Preparing files for text analysis
First, I wanted to get the text from all of the pdfs of Cassity’s files into a single plain text file. To do so, I got pdftotext, and used Ken Benoit’s instructions to convert the folder of pdfs to a plain text file. Following his instructions, I saved the following script as “convertmyfiles.sh”:
#!/bin/bashFILES=~/Documents/ECdsmarblprojects/642_TurnerCassityPapers/642_TurnerCassityPapers_Omeka/*.pdf*.pdf for f in $FILES do echo “Processing $f file…” pdftotext -enc UTF-8 $f done
for i in *.pdf; do mv “$i” “`echo $i | sed -e ‘s, ,_,g’`”; done
cat *.txt > everything.txt
open everything.txt
Named Entity Recognition Software
Once I had my everything.txt file, I turned to Turkel’s tutorial on using Stanford Natural Language Processing group’s Named Entity Recognizer (NER) software.
stanford-ner/ner.sh everything.txt > cassity_ner.txt
Turkel’s tutorial then walked me through:
- removing all of the “/O” labels to create a clean copy with only the person, organization, and location labels:
- sed ‘s/\/O / /g’ <cassity_ner.txt > cassity_ner_clean.txt
- using egrep to create files of the words that precede each of the /PERSON, /ORGANIZATION, and /LOCATION labels:
- egrep -o -f pattr cassity_ner_clean.txt > cassity_ner_pers.txt
- Pattr is a file that gives the rules for what to retrieve (the string of letters that precede the /PERSON label, and join adjacent /PERSON strings, i.e. Maya/PERSON Angelou/PERSON would be retrieved as a single named entity:
- (([[:alpha:]]|\.)*/PERSON([[:space:]]|$))+
- sorting the lists of people, organizations, and locations by number of frequency:
- cassity_ner_loc.txt | sed ‘s/\/LOCATION//g’ | sort | uniq -c | sort -nr > cassity_ner_loc_freq.txt
I ended up with three files with the lists of people, organizations, and locations, in order of frequency. The winners are (if most appearances in the text equals winning):
- Person: Galt
- Organization: Artemis (actually a personal name…organization seems to be the trickiest designation to determine, because the list is the most confused of the three). The first actual organization to appear on the list is Teatro Amazonas.
- Location: Lombok
Now, my next step will be to explore the best way to clean up or at least make more sense of the data. As Turkel says in the tutorial, even though the data isn’t perfect, it still is useful: “these errors are interesting, in the sense that they give us a bit better idea of what this text might be about.”
Turner Cassity and Place
Turner Cassity was a poet and librarian who was born and buried in Mississippi; he lived for much of his life in Georgia, and worked as a librarian at Emory; he also traveled and lived outside of the continental U.S. for significant periods of his life. I plan to use text analysis to explore his the places he writes about in poetry.

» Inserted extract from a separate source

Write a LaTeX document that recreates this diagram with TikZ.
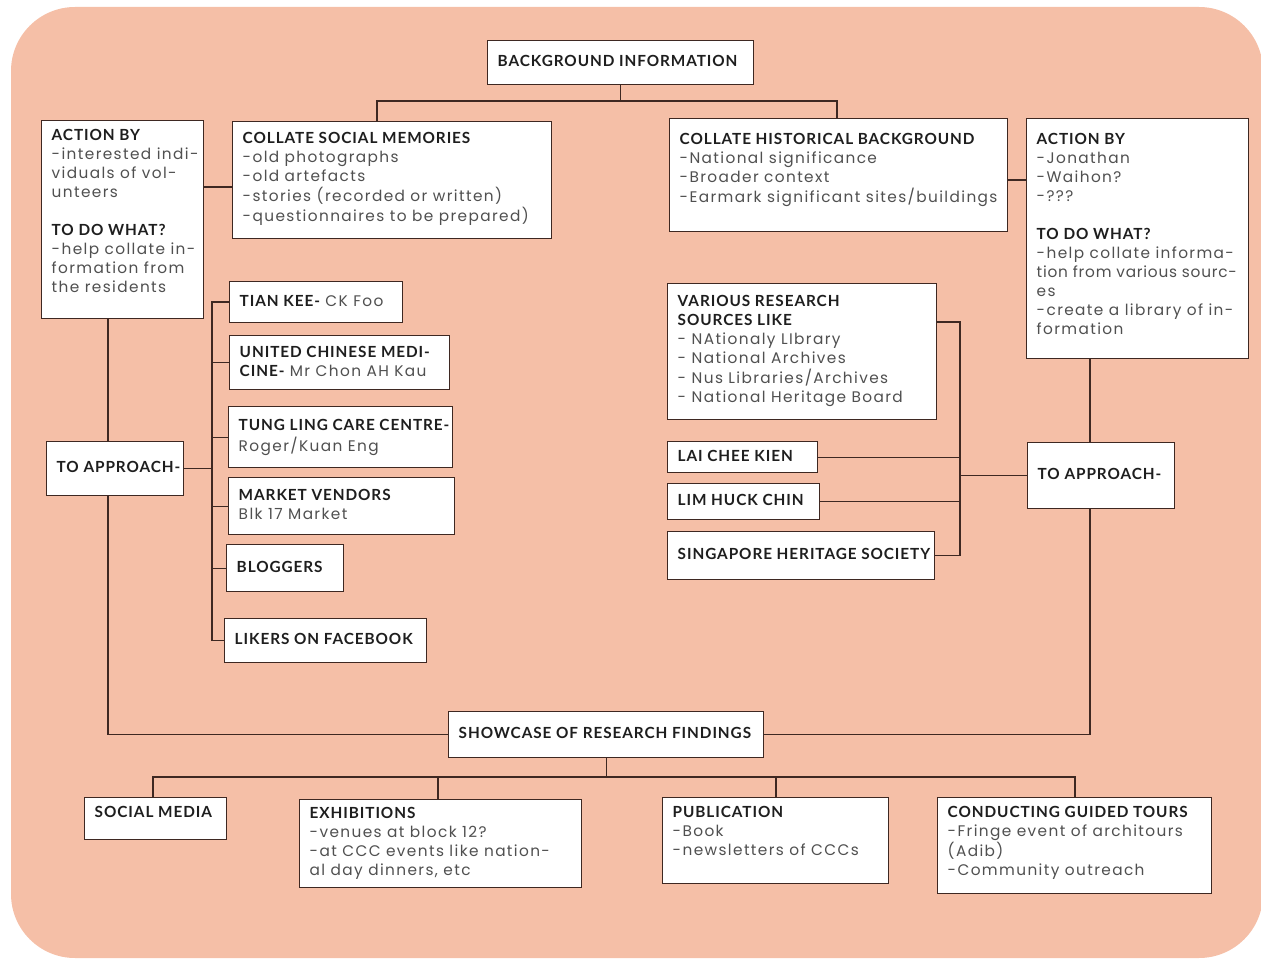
\documentclass[tikz,border=0pt]{standalone}
\usepackage{fontspec}
\usetikzlibrary{calc}
\setmainfont{Poppins}
\newfontfamily\bodyf[LetterSpace=9]{Poppins}
\newfontfamily\bodyn[LetterSpace=5]{Poppins}
\newfontfamily\headf[LetterSpace=6]{Lato}
\definecolor{peach}{RGB}{245,191,167}
\definecolor{ink}{RGB}{62,40,34}
\definecolor{txt}{RGB}{80,80,80}
\definecolor{htxt}{RGB}{30,30,30}
\newdimen\pxu \pxu=0.75pt
\newcommand\hd[1]{{\headf\bfseries\color{htxt}#1}}
\newcommand\bx[8]{\node[box,anchor=north west] (#1) at (#2,#3) {\parbox[c][\dimexpr #5\pxu-15pt\relax][#7]{\dimexpr #4\pxu-15pt\relax}{\vspace*{#8}\noindent\begin{tabular}[t]{@{}l@{}}#6\end{tabular}}};}
\tikzset{
  box/.style={draw=ink, line width=1.1pt, fill=white, inner xsep=7.5pt, inner ysep=7.5pt,
    font=\bodyf\fontsize{11.5}{14.25}\selectfont, text=txt},
  conn/.style={draw=ink, line width=1.1pt}
}
\begin{document}
\begin{tikzpicture}[x=0.75pt,y=-0.75pt]
\useasboundingbox (0,0) rectangle (1261,959);
\fill[peach, rounded corners=48pt] (11,7) rectangle (1263,958);

\bx{bg}{487}{40}{266}{44}{\hd{BACKGROUND INFORMATION}}{c}{0pt}
\bx{sm}{232}{121}{319}{117}{\hd{COLLATE SOCIAL MEMORIES}\\ -old photographs\\ -old artefacts\\ -stories (recorded or written)\\ -questionnaires to be prepared)}{t}{-1pt}
\bx{hb}{669}{118}{338}{113}{\hd{COLLATE HISTORICAL BACKGROUND}\\ -National significance\\ -Broader context\\ -Earmark significant sites/buildings}{t}{1.5pt}
\bx{al}{41}{120}{162}{198}{\hd{ACTION BY}\\ -interested indi-\\ viduals of vol-\\ unteers\\[14.25pt] \hd{TO DO WHAT?}\\ -help collate in-\\ formation from\\ the residents}{t}{-3pt}
\bx{ar}{1026}{118}{222}{240}{\hd{ACTION BY}\\ -Jonathan\\ -Waihon?\\ -???\\[14.25pt] \hd{TO DO WHAT?}\\ -help collate informa-\\ {\bodyn tion from various sourc-}\\ es\\ -create a library of in-\\ formation}{t}{1.5pt}
\bx{tal}{46}{441}{137}{54}{\hd{TO APPROACH-}}{c}{0pt}
\bx{tk}{229}{281}{173}{41}{\hd{TIAN KEE-} CK Foo}{c}{0pt}
\bx{uc}{229}{335}{220}{54}{\hd{UNITED CHINESE MEDI-}\\ \hd{CINE-} Mr Chon AH Kau}{c}{0pt}
\bx{tl}{228}{406}{224}{61}{\hd{TUNG LING CARE CENTRE-}\\ Roger/Kuan Eng}{c}{0pt}
\bx{mv}{228}{477}{226}{57}{\hd{MARKET VENDORS}\\ Blk 17 Market}{c}{0pt}
\bx{bl}{226}{544}{117}{47}{\hd{BLOGGERS}}{c}{0pt}
\bx{lf}{224}{618}{202}{44}{\hd{LIKERS ON FACEBOOK}}{c}{0pt}
\bx{vr}{667}{283}{269}{136}{\hd{VARIOUS RESEARCH}\\ \hd{SOURCES LIKE}\\ - NAtionaly LIbrary\\ - National Archives\\ - Nus Libraries/Archives\\ - National Heritage Board}{t}{-0.5pt}
\bx{lc}{667}{441}{150}{31}{\hd{LAI CHEE KIEN}}{c}{0pt}
\bx{lh}{667}{483}{152}{36}{\hd{LIM HUCK CHIN}}{c}{0pt}
\bx{sh}{667}{531}{267}{48}{\hd{SINGAPORE HERITAGE SOCIETY}}{c}{0pt}
\bx{tar}{1027}{442}{147}{66}{\hd{TO APPROACH-}}{c}{0pt}
\bx{sc}{448}{711}{315}{46}{\hd{SHOWCASE OF RESEARCH FINDINGS}}{c}{0pt}
\bx{smd}{84}{797}{142}{42}{\hd{SOCIAL MEDIA}}{t}{-2.5pt}
\bx{ex}{299}{799}{282}{88}{\hd{EXHIBITIONS}\\ -venues at block 12?\\ -at CCC events like nation-\\ al day dinners, etc}{t}{-3.5pt}
\bx{pb}{662}{797}{226}{86}{\hd{PUBLICATION}\\ -Book\\ -newsletters of CCCs}{t}{-2.5pt}
\bx{ct}{937}{797}{274}{96}{\hd{CONDUCTING GUIDED TOURS}\\ -Fringe event of architours\\ (Adib)\\ -Community outreach}{t}{-2.5pt}

% top tree
\draw[conn] (bg.south) -- ++(0,17);
\draw[conn] ($(sm.north west)+(145,0)$) -- ++(0,-20) -| ($(hb.north west)+(168,0)$);
\draw[conn] ($(al.north east)+(0,67)$) -- ($(sm.north west)+(0,66)$);
\draw[conn] ($(hb.north east)+(0,62)$) -- ($(ar.north west)+(0,62)$);

% left column
\coordinate (pl) at ($(al.south west)+(67,0)$);
\draw[conn] (pl) -- (pl |- tal.north);
\draw[conn] (pl |- tal.south) |- (sc.west);
\coordinate (spn) at (212,0);
\draw[conn] (tal.east) -- (tal.east -| spn);
\draw[conn] (tk.west) -- (tk.west -| spn) -- (lf.west -| spn) -- (lf.west);
\foreach \n in {uc,tl,mv,bl} \draw[conn] (\n.west) -- (\n.west -| spn);

% right column
\coordinate (spr) at (960,0);
\coordinate (vrb) at ($(vr.north east)+(0,39)$);
\draw[conn] (vrb) -- (vrb -| spr) -- (sh.east -| spr) -- (sh.east);
\foreach \n in {lc,lh} \draw[conn] (\n.east) -- (\n.east -| spr);
\draw[conn] (tar.west) -- (tar.west -| spr);
\coordinate (pr) at ($(tar.north west)+(63,0)$);
\draw[conn] (pr) -- (pr |- ar.south);
\draw[conn] (pr |- tar.south) |- (sc.east);

% bottom tree
\draw[conn] (sc.south) -- ++(0,20);
\draw[conn] ($(smd.north west)+(69,0)$) -- ++(0,-20) -| ($(ct.north west)+(138,0)$);
\draw[conn] ($(ex.north west)+(139,0)$) -- ++(0,-22);
\draw[conn] ($(pb.north west)+(114,0)$) -- ++(0,-20);
\end{tikzpicture}
\end{document}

Cassity was known as a southern poet, and a poet who wrote about a geographically diverse array of places. The Atlanta Journal Constitution’s obituary of Turner Cassity forefronts his identity as a southern poet who didn’t write about the South:
“He was so very Southern that he didn’t need to write about the region to prove it,” Dana Gioia, former chairman of the National Endowment for the Arts, wrote in an e-mail. “He didn’t write about conventional ‘Southern’ literary themes because he represented the more cosmopolitan side of Southern identity. He was also a Southern eccentric in the style of Flannery O’Connor or John Kennedy Toole.”

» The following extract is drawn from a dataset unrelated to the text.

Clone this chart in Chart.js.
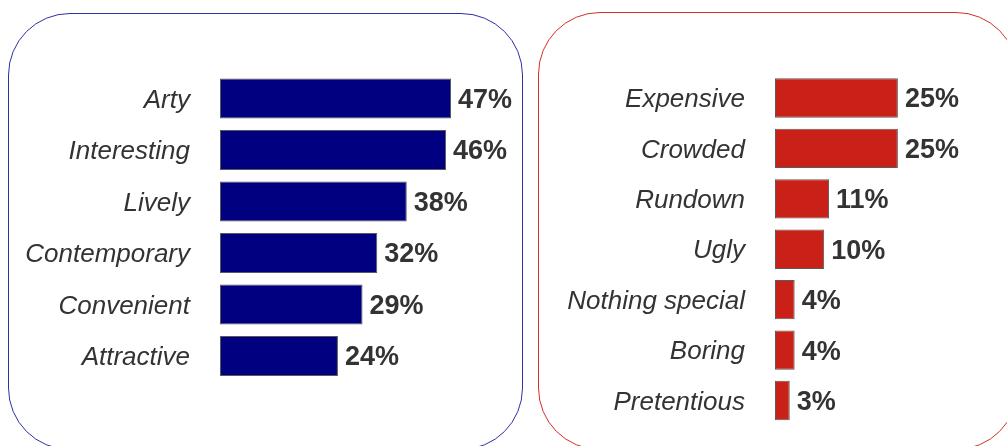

Critics often comment on Cassity’s relationship with place.
Cassity is very much a world-wandering poet, a globetrotter, and although the places that he responds to have something in common (mostly, for instance, they are post-colonial places), still the sheer irreducible variety of visitable places and climates is something brought powerfully home to us as we read Cassity.
Yi-Hsuan Tso notes:
[Cassity’s] poem “Cartography is an Inexact Science” accentuates his idea of the syndication of culture, suggesting that geography is defined more by people’s interrelationships and less by space.
Anne Donlon
A resource for learning the command line: Zed A. Shaw’s Command Line Crash Course.